No one ever said that Definitive Technology was a low-key brand. Known since the 80s for its big, bipolar speakers and even bolder adverts, Def Tech has been an American icon for decades now. Moving into 2020 though, their new Demand Series which landed on Indian shores last year, added the flagship floorstander to the line-up, the D17.
Breaking away from the bipolar tradition, the Demand Series was a whole new way of thinking for the brand in various aspects besides acoustics. The emphasis on industrial design is obvious as they are designed in California and proudly wear that badge wherever they can and they eschew the bipolar configuration for front-firing drivers and side-firing passive radiators. Sonically, this new direction has resulted in a very different kind of sound that what you may remember Definitive for. Is it for the better? Let’s find out….
Although our review samples were gloss black, Definitive Technology has the Demand Series available in gloss white too and I believe with their light grey, full-length grilles, they would be even more decor friendly. Of course, the 5 layers of high gloss paintwork gives the black variant a pleasing presence in the room too. The front baffle, made from extruded aluminium makes both finishes look identical from a straight-up position, so it’s only the top and the sides that give away the actual finish of the speakers. Around the back, two pairs of sturdy binding posts mean that you could bi-wire or bi-amp them and we chose the former with our reference AVM monoblocks and Roon Nucleus + Limetree Bridge + SoulNote DAC as the upstream electronics.
Without their grilles on, the D17 definitely exudes a very high-tech, avant-garde look that justifies their “Designed in California” claim. Fortunately, every form here has a function to it, starting with the offset aluminium tweeters that are mirror-imaged for the left and right towers. Said to reduce edge diffraction from the corners of the cabinet when there is equal distance on either side of the tweeter, Def Tech is aiming for a sharp and focused sound here. It’s further aided by their 20/20 Wave Alignment Lens, which basically works like a mini waveguide for the annealed tweeter’s response and improve its off-axis linearity. Moving on to the 6.5in polypropylene driver, it too gets its own Linear Response Waveguide and it’s this element that gives the Demand series its distinctive look, even amongst more expensive loudspeakers. Coupled with the Balanced Double Surround System, it gives this midrange the accuracy of a smaller driver while combining the excursion and output levels of a larger driver. It’s a clever system and one that works. Twin carbon-fibre woofers of the same size as the midrange dominate the front baffle and these are again, all-new and not seen on any other Def Tech speakers. I’m glad that their size is capped at 6.5in since it allows for better transient response and speed, something that the dual 10in passive radiators help with immensely. Besides making them easier to place around the room, the dual side-firing radiators also effectively increase output and extension, while keeping the front baffle as narrow as possible for a 3-way design like this. Even the plinths that hold the spikes in place have a lot of thought (and design) put into them not only to make them look attractive but also very stable on any kind of surface and effective decoupling with the floor.

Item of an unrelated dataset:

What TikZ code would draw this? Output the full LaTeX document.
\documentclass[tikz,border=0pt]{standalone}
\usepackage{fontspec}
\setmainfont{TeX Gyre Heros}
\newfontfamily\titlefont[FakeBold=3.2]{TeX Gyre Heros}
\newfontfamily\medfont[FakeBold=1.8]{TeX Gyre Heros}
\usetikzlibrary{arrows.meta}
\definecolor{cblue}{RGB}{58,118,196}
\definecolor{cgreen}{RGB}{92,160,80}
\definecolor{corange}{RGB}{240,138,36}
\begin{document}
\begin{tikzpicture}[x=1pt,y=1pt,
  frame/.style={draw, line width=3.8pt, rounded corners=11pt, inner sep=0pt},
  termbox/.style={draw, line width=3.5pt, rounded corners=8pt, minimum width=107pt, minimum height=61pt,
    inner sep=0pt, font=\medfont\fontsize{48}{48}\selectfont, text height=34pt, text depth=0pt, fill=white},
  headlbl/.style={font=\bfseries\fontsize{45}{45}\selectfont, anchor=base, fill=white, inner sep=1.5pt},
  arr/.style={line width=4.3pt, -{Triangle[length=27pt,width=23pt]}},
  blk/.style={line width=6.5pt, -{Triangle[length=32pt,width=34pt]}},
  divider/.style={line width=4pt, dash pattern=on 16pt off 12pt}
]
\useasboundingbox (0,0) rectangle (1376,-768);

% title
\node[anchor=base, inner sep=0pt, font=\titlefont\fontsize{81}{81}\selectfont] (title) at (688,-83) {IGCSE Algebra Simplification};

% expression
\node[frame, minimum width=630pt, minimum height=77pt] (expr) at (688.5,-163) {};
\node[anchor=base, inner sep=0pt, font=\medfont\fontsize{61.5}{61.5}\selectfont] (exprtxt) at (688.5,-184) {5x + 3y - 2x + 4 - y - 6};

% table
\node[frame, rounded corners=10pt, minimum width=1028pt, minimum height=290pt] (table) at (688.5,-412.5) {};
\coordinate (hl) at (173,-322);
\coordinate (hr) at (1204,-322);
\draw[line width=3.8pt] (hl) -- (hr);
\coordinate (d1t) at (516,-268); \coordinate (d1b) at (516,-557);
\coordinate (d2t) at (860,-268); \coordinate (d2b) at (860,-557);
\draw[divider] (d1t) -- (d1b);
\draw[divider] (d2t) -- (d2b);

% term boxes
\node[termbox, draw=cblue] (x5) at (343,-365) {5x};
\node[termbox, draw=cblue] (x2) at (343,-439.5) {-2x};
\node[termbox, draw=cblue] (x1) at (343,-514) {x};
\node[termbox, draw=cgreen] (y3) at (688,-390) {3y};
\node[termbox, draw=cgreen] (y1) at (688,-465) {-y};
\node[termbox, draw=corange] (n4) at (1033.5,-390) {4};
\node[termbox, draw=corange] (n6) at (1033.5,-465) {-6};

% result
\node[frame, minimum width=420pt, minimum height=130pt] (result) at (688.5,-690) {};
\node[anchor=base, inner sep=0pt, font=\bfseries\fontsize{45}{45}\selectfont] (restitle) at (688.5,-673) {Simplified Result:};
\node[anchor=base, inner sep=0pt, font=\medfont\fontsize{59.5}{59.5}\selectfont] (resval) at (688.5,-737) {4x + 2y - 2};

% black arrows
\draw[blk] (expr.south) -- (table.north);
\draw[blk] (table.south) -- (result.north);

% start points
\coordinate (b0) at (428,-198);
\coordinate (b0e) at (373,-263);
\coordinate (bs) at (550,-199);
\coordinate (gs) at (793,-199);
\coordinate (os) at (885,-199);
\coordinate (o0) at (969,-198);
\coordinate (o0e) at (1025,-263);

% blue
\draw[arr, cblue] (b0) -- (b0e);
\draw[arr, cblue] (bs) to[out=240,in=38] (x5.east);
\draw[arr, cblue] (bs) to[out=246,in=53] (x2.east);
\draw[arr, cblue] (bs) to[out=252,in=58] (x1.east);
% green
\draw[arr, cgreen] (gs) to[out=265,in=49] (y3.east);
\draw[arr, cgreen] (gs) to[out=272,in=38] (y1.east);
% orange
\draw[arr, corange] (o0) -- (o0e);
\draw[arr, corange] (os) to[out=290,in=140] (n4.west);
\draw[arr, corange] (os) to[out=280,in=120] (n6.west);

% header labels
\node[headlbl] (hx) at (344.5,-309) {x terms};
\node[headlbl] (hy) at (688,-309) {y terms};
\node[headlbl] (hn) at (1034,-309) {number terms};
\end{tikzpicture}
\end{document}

So on paper and in the flesh, the D17 towers look like winners with all the right ingredients for a phenomenal entree. Good news is that they actually sound phenomenal too! Without giving away any spoilers, it’s safe to say that that the D17 builds on the Def Tech heritage to please cinephiles on a budget but now with a generous sprinkling of audiophile magic sauce. Placing them in our room, with medium toe-in resulted in a big enough soundstage with pin-point centre imaging that was honestly, very addictive. Whether it was Pat Coil’s Escape Clause on the Sheffield Drive sampler with its fast-paced jazz ensemble or Work Song by Hozier, the D17 had a tight grip on rhythm will digging deep for definition in the bass that made for a listening experience that was both musical and clinical at the same time. Compared to our reference PMC Twenty5.26 towers, the D17 exhibited sharper imaging and a stronger centre image, but its soundstage wasn’t as deep and lush, so it does boil down to personal tastes and even the acoustics in your listening space.

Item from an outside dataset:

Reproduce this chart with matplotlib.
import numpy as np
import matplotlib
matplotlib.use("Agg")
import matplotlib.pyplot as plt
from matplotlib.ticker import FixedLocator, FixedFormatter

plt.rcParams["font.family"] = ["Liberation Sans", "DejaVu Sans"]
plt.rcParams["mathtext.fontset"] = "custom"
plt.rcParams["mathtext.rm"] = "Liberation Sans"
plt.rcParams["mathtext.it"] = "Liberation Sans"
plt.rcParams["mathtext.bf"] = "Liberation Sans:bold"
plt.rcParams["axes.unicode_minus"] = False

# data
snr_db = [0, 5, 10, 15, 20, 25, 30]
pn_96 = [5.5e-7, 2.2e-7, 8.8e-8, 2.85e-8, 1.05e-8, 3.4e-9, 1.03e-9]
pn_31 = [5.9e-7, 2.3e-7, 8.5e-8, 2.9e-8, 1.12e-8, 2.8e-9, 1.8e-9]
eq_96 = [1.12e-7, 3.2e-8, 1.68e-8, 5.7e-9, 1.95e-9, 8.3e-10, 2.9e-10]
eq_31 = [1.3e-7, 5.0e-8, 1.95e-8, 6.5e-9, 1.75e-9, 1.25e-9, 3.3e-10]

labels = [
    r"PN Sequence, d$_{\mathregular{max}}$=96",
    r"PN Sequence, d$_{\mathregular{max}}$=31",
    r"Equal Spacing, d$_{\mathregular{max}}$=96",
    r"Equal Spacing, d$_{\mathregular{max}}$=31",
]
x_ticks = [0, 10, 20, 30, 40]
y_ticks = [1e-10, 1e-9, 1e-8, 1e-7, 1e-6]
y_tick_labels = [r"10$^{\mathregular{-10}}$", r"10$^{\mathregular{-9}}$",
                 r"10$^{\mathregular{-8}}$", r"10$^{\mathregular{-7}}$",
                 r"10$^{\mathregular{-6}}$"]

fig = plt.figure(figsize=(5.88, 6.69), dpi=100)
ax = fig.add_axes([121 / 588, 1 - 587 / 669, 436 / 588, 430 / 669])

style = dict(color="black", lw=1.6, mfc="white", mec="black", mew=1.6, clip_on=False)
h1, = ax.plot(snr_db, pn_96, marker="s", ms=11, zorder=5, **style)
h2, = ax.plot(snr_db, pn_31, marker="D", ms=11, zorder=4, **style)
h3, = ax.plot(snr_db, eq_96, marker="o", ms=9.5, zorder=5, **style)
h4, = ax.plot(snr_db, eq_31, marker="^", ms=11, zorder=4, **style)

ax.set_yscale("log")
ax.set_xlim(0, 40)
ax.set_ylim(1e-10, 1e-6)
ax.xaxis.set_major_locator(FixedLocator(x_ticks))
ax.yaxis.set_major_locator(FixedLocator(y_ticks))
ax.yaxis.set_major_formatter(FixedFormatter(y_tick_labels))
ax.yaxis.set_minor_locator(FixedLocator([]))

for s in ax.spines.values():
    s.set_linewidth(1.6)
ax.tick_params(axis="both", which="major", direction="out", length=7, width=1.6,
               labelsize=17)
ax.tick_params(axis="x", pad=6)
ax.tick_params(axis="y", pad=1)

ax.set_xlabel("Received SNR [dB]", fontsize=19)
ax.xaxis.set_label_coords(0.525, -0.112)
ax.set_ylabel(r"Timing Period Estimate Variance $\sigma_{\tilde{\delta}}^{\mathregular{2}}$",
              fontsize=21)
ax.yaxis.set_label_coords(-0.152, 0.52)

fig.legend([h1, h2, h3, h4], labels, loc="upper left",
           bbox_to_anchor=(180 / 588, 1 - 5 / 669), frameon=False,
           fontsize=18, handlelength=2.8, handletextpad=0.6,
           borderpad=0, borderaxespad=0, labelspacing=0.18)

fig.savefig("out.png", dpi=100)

Needless to say, the D17’s can more than keep up with some of the best at the price and in fact in terms of value, outshine most. The clarity on female vocals is uncanny and forgetting the hardware becomes an easy task if they’re properly set-up into your room. The aluminium tweeter, if you’re apprehensive about such materials is smooth and refined at the top-end, never causing fatigue even over extended hours of listening and overall as a 3-way system, the D17 really can go loud and deep enough to make for a stellar backbone of a 5.1 speaker system too. For 2-channel listening, I never felt the need to engage the reference REL subwoofer at all and the total of four bass and four passive radiators seem to do the job pretty well, with superb speed and accuracy.
Capable of serious SPLs, the Demand series blends the traits that Definitive Technology is known for, like high-excursion drivers and perfectly matched surround and centre speakers but this time, with more accuracy than bipolar designs and more flexibility in placement around the room. Their modern industrial design is a major step-up compared to the big old sock of previous generations too and this attribute alone will charm even those who aren’t looking for peak performance. But the value they represent is still very much rooted in what the brand stands for and on the Demand series, it’s highlighted better than ever before!